_RECORDS:_
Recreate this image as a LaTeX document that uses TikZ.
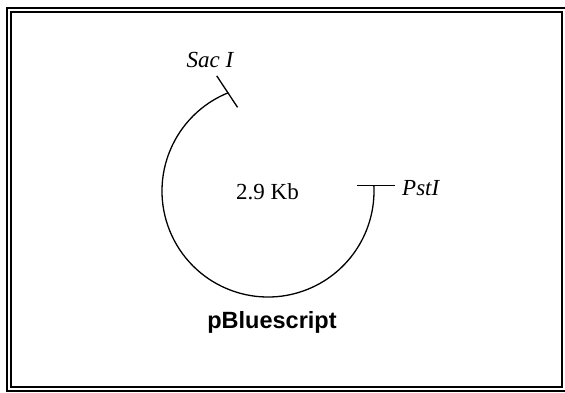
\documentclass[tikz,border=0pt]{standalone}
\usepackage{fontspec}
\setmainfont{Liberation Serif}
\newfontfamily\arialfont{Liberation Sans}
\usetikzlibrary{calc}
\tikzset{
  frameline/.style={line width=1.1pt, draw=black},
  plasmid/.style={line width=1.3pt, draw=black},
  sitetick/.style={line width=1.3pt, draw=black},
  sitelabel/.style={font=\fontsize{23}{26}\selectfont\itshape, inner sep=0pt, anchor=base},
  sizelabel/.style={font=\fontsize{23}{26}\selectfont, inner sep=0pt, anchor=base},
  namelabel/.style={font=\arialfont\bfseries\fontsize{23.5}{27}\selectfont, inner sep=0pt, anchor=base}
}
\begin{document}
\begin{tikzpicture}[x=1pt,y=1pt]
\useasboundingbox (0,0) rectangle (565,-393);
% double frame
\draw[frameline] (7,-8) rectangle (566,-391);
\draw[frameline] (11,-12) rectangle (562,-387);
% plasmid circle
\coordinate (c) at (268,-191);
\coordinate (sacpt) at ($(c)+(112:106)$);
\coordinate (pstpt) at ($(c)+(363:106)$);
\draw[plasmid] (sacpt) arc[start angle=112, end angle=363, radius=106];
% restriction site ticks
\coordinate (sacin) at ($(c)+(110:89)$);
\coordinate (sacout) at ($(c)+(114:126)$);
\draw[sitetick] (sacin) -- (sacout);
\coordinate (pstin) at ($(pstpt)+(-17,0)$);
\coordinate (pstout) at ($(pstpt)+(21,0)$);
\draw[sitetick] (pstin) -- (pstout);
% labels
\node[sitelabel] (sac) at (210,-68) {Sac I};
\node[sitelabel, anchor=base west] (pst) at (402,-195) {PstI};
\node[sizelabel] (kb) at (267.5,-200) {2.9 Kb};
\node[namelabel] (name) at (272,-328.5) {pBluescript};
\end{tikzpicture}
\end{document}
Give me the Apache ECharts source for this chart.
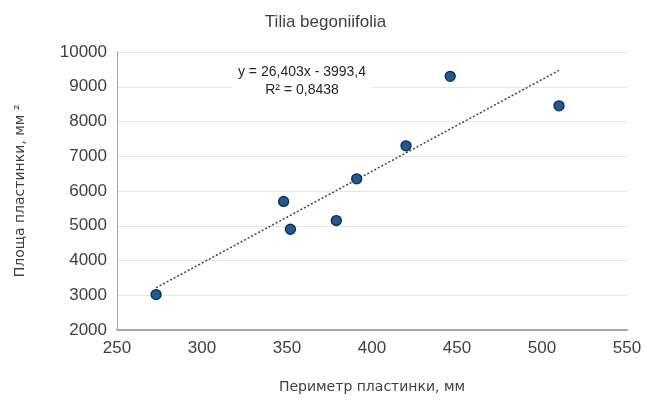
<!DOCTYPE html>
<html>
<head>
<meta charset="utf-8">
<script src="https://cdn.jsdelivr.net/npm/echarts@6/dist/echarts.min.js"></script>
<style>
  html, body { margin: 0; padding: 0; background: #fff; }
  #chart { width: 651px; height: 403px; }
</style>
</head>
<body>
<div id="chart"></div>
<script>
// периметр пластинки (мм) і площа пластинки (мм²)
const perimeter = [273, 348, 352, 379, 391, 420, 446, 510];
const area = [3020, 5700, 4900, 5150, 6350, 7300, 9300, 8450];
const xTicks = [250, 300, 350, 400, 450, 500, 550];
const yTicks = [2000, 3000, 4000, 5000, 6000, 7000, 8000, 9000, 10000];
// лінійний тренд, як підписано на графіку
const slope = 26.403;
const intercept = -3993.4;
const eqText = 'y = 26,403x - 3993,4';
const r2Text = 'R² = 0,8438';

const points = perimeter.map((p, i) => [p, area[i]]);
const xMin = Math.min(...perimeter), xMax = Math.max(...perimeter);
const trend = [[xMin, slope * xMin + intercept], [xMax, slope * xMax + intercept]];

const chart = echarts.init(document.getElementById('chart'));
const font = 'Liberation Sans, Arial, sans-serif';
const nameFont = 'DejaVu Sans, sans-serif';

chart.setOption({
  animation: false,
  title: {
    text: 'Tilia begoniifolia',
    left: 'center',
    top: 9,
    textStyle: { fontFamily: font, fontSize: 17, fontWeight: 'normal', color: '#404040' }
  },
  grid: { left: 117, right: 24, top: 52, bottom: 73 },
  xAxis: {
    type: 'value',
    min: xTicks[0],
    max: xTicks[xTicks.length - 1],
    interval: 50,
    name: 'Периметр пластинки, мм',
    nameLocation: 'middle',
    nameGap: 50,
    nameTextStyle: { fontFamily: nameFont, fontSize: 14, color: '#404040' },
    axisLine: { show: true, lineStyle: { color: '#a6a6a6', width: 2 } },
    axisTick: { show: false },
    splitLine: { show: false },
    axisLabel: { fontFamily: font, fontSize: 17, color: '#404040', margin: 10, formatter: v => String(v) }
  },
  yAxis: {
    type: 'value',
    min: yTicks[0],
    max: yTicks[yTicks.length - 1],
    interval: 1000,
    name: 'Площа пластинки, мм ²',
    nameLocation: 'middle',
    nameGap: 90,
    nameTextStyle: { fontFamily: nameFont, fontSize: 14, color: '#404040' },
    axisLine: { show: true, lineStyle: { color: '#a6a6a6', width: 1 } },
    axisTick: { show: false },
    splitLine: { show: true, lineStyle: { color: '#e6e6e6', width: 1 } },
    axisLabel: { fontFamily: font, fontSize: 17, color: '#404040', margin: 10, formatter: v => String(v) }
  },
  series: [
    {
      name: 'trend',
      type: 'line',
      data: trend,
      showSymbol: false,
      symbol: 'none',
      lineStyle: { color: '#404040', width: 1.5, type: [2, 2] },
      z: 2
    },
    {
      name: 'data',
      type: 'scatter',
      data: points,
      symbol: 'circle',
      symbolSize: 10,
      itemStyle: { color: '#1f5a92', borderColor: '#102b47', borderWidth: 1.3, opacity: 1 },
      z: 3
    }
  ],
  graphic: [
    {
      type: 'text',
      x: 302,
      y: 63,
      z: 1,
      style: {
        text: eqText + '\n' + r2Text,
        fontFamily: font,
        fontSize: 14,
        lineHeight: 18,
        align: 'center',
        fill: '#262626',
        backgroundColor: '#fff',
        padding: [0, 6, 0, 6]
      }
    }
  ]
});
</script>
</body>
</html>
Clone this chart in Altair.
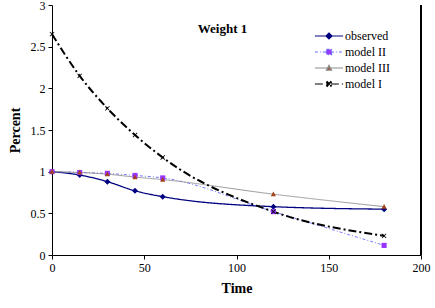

_WORK INSTRUCTIONS:_
Above are the records. Print exactly the lines from the one containing "Give me the" to the one containing "const r2Text = 'R² = 0,8438';", both included, and nothing else; pictures are excluded.

_COMPLETED TASK:_
Give me the Apache ECharts source for this chart.
<!DOCTYPE html>
<html>
<head>
<meta charset="utf-8">
<script src="https://cdn.jsdelivr.net/npm/echarts@6/dist/echarts.min.js"></script>
<style>
  html, body { margin: 0; padding: 0; background: #fff; }
  #chart { width: 651px; height: 403px; }
</style>
</head>
<body>
<div id="chart"></div>
<script>
// периметр пластинки (мм) і площа пластинки (мм²)
const perimeter = [273, 348, 352, 379, 391, 420, 446, 510];
const area = [3020, 5700, 4900, 5150, 6350, 7300, 9300, 8450];
const xTicks = [250, 300, 350, 400, 450, 500, 550];
const yTicks = [2000, 3000, 4000, 5000, 6000, 7000, 8000, 9000, 10000];
// лінійний тренд, як підписано на графіку
const slope = 26.403;
const intercept = -3993.4;
const eqText = 'y = 26,403x - 3993,4';
const r2Text = 'R² = 0,8438';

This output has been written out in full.